Petrus Ký’s life reflects the complicated history of modern Vietnam, his legacy literally embodying the contested notion of translator as traitor. Born in 1837, the son of a mandarin, Petrus Ký studied the Chinese script but converted to Catholicism after his father’s untimely death. In 1851—when he turned fourteen—Petrus Ký was granted a scholarship to pursue higher studies at Penang Seminary, Malaysia, then the center of Roman Catholic training in Southeast Asia. Here Petrus Ký excelled as a polyglot, mastering Greek, Latin, French, English, Spanish, Burmese, Khmer, Malay, Thai, Tamil, Hindi, among others.

At the height of his career, Petrus Ký served as translator and mediator between the Vietnamese monarchy and the French colonizers, advocating a peaceful approach to preserve Confucian tradition and self-rule for Vietnam. He also authored, translated, and published approximately 120 works in modern Vietnamese. However, Petrus Ký’s cultural dexterity, Catholic faith, and friendship with Paul Bert—the progressive resident-general representing the French Republic in colonized Vietnam—rendered him suspect and eventually caused him to withdraw from public life. In 1898, at the age of sixty-one, Petrus Ký died, disillusioned and bankrupt in Saigon, his epitaph Miseremini Mei Saltem Vos Amici Mei echoing the Book of Job (“Have Mercy on Me, O Ye My Friends”). Today Petrus Ký is still a divided figure, commemorated by the Vietnamese diaspora, but considered a traitor by the Vietnamese government.

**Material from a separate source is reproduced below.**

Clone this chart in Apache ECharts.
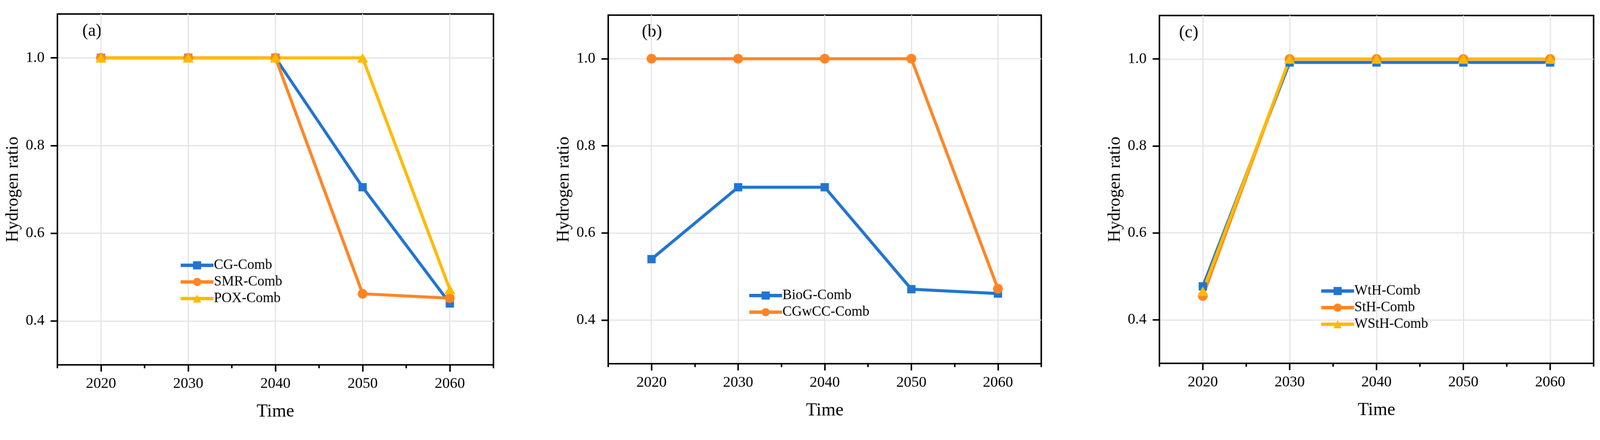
<!DOCTYPE html>
<html>
<head>
<meta charset="utf-8">
<script src="https://cdn.jsdelivr.net/npm/echarts@6/dist/echarts.min.js"></script>
<style>
html,body{margin:0;padding:0;background:#fff;overflow:hidden;width:100%;height:100%;}
#chart{width:4238px;height:1126px;transform-origin:0 0;position:absolute;left:0;top:0;}
</style>
</head>
<body>
<div id="chart"></div>
<script>
const years = [2020, 2030, 2040, 2050, 2060];
const cgComb = [1.0, 1.0, 1.0, 0.705, 0.44];
const smrComb = [1.0, 1.0, 1.0, 0.462, 0.452];
const poxComb = [1.0, 1.0, 1.0, 1.0, 0.472];
const biogComb = [0.54, 0.705, 0.705, 0.471, 0.461];
const cgwccComb = [1.0, 1.0, 1.0, 1.0, 0.472];
const wthComb = [0.477, 0.992, 0.992, 0.992, 0.992];
const sthComb = [0.455, 1.0, 1.0, 1.0, 1.0];
const wsthComb = [0.466, 1.0, 1.0, 1.0, 1.0];
const majorTicksX = [2020, 2030, 2040, 2050, 2060];
const minorTicksX = [2015, 2025, 2035, 2045, 2055, 2065];
const yTicks = [0.4, 0.6, 0.8, 1.0];
const panelLabels = ['(a)', '(b)', '(c)'];

const FONT = 'Liberation Serif';
const BLUE = '#2175CF', ORANGE = '#FF8524', YELLOW = '#FFBA00';
const GRID_COLOR = '#E3E3E3';

const W = 4238, H = 1126;
const el = document.getElementById('chart');
const s = (window.innerWidth || W) / W;
el.style.transform = 'scale(' + s + ',' + s + ')';

const grids = [
  {left: 152, top: 37, width: 1155, height: 929},
  {left: 1611, top: 40, width: 1147, height: 923},
  {left: 3071, top: 41, width: 1150, height: 921}
];

const xAxes = [], yAxes = [];
grids.forEach((g, i) => {
  xAxes.push({
    type: 'value', gridIndex: i, min: 2015, max: 2065, position: 'bottom',
    name: 'Time', nameLocation: 'middle', nameGap: 100,
    nameTextStyle: {fontFamily: FONT, fontSize: 48, color: '#000'},
    axisLine: {show: true, lineStyle: {color: '#000', width: 4}},
    axisTick: {show: true, inside: false, length: 18, customValues: majorTicksX, lineStyle: {color: '#000', width: 4}},
    axisLabel: {show: true, customValues: majorTicksX, margin: 30, fontFamily: FONT, fontSize: 40, color: '#000', formatter: v => String(v)},
    splitLine: {show: true, lineStyle: {color: GRID_COLOR, width: 3}}
  });
  xAxes.push({
    type: 'value', gridIndex: i, min: 2015, max: 2065, position: 'bottom',
    axisLine: {show: false},
    axisTick: {show: true, inside: false, length: 9, customValues: minorTicksX, lineStyle: {color: '#000', width: 4}},
    axisLabel: {show: false},
    splitLine: {show: false}
  });
  yAxes.push({
    type: 'value', gridIndex: i, min: 0.3, max: 1.1,
    name: 'Hydrogen ratio', nameLocation: 'middle', nameGap: 94,
    nameTextStyle: {fontFamily: FONT, fontSize: 46, color: '#000'},
    axisLine: {show: true, lineStyle: {color: '#000', width: 4}},
    axisTick: {show: true, inside: false, length: 18, customValues: yTicks, lineStyle: {color: '#000', width: 4}},
    axisLabel: {show: true, customValues: yTicks, margin: 34, fontFamily: FONT, fontSize: 40, color: '#000', formatter: v => v.toFixed(1)},
    splitLine: {show: true, lineStyle: {color: GRID_COLOR, width: 3}}
  });
});

function mk(name, vals, color, symbol, size, panel) {
  return {
    name: name, type: 'line', xAxisIndex: panel * 2, yAxisIndex: panel,
    data: years.map((y, k) => [y, vals[k]]),
    symbol: symbol, symbolSize: size, showSymbol: true,
    lineStyle: {color: color, width: 8},
    itemStyle: {color: color},
    emphasis: {disabled: true},
    animation: false
  };
}

const series = [
  mk('CG-Comb', cgComb, BLUE, 'rect', 22, 0),
  mk('SMR-Comb', smrComb, ORANGE, 'circle', 26, 0),
  mk('POX-Comb', poxComb, YELLOW, 'triangle', [29, 25], 0),
  mk('BioG-Comb', biogComb, BLUE, 'rect', 22, 1),
  mk('CGwCC-Comb', cgwccComb, ORANGE, 'circle', 26, 1),
  mk('WtH-Comb', wthComb, BLUE, 'rect', 22, 2),
  mk('StH-Comb', sthComb, ORANGE, 'circle', 26, 2),
  mk('WStH-Comb', wsthComb, YELLOW, 'triangle', [29, 25], 2)
];

const legendCommon = {
  orient: 'vertical', itemWidth: 87, itemHeight: 27, itemGap: 7,
  lineStyle: {width: 9},
  textStyle: {fontFamily: FONT, fontSize: 37, color: '#000', padding: [0, 0, 0, -4]},
  selectedMode: false, padding: 0
};
const legends = [
  Object.assign({}, legendCommon, {left: 474, top: 684, data: ['CG-Comb', 'SMR-Comb', 'POX-Comb']}),
  Object.assign({}, legendCommon, {left: 1980, top: 764, data: ['BioG-Comb', 'CGwCC-Comb']}),
  Object.assign({}, legendCommon, {left: 3495, top: 752, data: ['WtH-Comb', 'StH-Comb', 'WStH-Comb']})
];

const graphics = panelLabels.map((t, i) => ({
  type: 'text',
  left: [218, 1700, 3123][i], top: [60, 62, 64][i],
  style: {text: t, fontFamily: FONT, fontSize: 46, fill: '#000'}
}));

const chart = echarts.init(el, null, {renderer: 'canvas', width: W, height: H});
chart.setOption({
  backgroundColor: '#fff',
  animation: false,
  grid: grids.map(g => Object.assign({show: true, borderColor: '#000', borderWidth: 4, backgroundColor: 'transparent'}, g)),
  xAxis: xAxes,
  yAxis: yAxes,
  legend: legends,
  graphic: graphics,
  series: series
});
</script>
</body>
</html>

If Petrus Ký’s legacy is still being defined by ideological concerns, historian John Kremers Whitmore, who died in November 2020, was able to forge an academic path unencumbered by politics. During the height of the Vietnam War—when Whitmore began his research on pre-modern Vietnamese history—antiwar activists had popularized an image of Vietnam as a stable and homogeneous nation, whose struggle against the West simply extended its longstanding fight for independence from China. In debunking this view, Whitmore’s textual approach suggests the idea of Vietnamese nationalism as a fluid and multilingual concept. While Whitmore’s insight is considered controversial in Vietnam, it has influenced other Vietnamese studies specialists, who support a holistic, regional, temporally situated outlook, instead of a linear, centralized, ideological construct of the Vietnamese nation.

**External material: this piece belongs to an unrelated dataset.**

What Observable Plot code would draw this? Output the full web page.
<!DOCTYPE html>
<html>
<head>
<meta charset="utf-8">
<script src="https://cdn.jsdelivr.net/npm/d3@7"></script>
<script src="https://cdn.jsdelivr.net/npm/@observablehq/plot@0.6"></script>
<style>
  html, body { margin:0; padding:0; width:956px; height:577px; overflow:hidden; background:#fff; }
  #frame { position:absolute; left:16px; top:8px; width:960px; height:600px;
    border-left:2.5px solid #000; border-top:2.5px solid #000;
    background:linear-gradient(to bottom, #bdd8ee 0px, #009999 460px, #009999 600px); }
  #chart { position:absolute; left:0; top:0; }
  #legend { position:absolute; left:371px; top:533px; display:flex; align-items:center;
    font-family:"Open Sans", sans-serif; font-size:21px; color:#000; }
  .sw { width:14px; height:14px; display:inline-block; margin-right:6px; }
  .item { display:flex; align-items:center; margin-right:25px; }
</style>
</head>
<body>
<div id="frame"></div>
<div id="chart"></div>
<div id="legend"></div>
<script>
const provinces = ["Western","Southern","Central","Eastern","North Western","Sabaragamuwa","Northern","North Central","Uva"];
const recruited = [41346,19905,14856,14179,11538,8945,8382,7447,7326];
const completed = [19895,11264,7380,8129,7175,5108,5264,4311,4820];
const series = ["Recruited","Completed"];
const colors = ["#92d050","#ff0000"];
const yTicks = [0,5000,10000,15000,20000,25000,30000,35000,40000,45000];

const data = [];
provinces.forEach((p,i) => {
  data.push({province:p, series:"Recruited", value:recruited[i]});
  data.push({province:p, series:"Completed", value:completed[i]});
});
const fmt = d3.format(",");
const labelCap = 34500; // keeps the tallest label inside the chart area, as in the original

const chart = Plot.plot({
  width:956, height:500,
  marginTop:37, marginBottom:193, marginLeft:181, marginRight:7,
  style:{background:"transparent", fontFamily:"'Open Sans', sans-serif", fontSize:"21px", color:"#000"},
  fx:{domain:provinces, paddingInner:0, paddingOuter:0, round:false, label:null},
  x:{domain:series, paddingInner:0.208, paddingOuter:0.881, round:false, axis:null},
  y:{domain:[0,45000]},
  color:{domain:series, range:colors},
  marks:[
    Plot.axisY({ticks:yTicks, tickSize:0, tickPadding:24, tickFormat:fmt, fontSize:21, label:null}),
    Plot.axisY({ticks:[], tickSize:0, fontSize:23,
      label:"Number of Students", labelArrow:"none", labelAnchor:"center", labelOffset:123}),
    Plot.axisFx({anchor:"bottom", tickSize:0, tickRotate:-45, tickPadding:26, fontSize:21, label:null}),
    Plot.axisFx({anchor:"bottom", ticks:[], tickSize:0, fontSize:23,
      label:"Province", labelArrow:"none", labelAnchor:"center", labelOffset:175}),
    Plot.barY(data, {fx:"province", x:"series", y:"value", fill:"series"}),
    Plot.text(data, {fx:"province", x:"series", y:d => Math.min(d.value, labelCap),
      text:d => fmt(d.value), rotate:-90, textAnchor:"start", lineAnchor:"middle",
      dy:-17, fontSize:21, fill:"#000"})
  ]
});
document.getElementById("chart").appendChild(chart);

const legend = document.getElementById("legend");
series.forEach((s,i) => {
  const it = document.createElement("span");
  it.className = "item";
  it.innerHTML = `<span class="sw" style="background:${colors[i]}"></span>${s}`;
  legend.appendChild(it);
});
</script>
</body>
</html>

Clémence Lucchini, Educational Arm Assistant, reporting from France

With the risk of France being overwhelmed by a second wave of the pandemic, French president Emmanuel Macron declared a new lockdown for at least until the end November. Although measures of this new lockdown began to be eased from November 28, this lockdown was a massive blow for businesses such as bookshops that weren’t classified as “essential businesses.” The main consequences of being categorized “non-essential” was the impossibility of keeping doors open to the public. Anger then grew among independent bookshops at the sight of large food stores and supermarkets still being able to sell books and media to the public. In order to achieve a fair position between independent bookstores and supermarkets, the French government promptly decided to close these cultural aisles in supermarkets. For many, this decision was hardly a solution, and cultural and political actors vocalised their anger. Since March, there has been a surge The survival of the creative and cultural sectors has been at the center of debates regarding the handling of this pandemic in France, as France’s strict lockdown measures were sometimes perceived as too strict, and as the first support measures announced in April started to look insufficient in the face of an eight-month-long pandemic.

On a more positive note, this November, the publication I was really looking forward to getting my hands on is Claire Malroux’s Daybreak: New and Selected Poems, translated from French by Marilyn Hacker (read her translations from French in Asymptote). This bilingual collection presents Malroux’s work that spans her earlier production as well as her very recent work. The emotional scenery of the selected poems, as well as her work on displaying the inner workings of memory, is quite perspicacious. Marilyn Hacker’s introduction is very correct by calling it a “disciplined lightness.”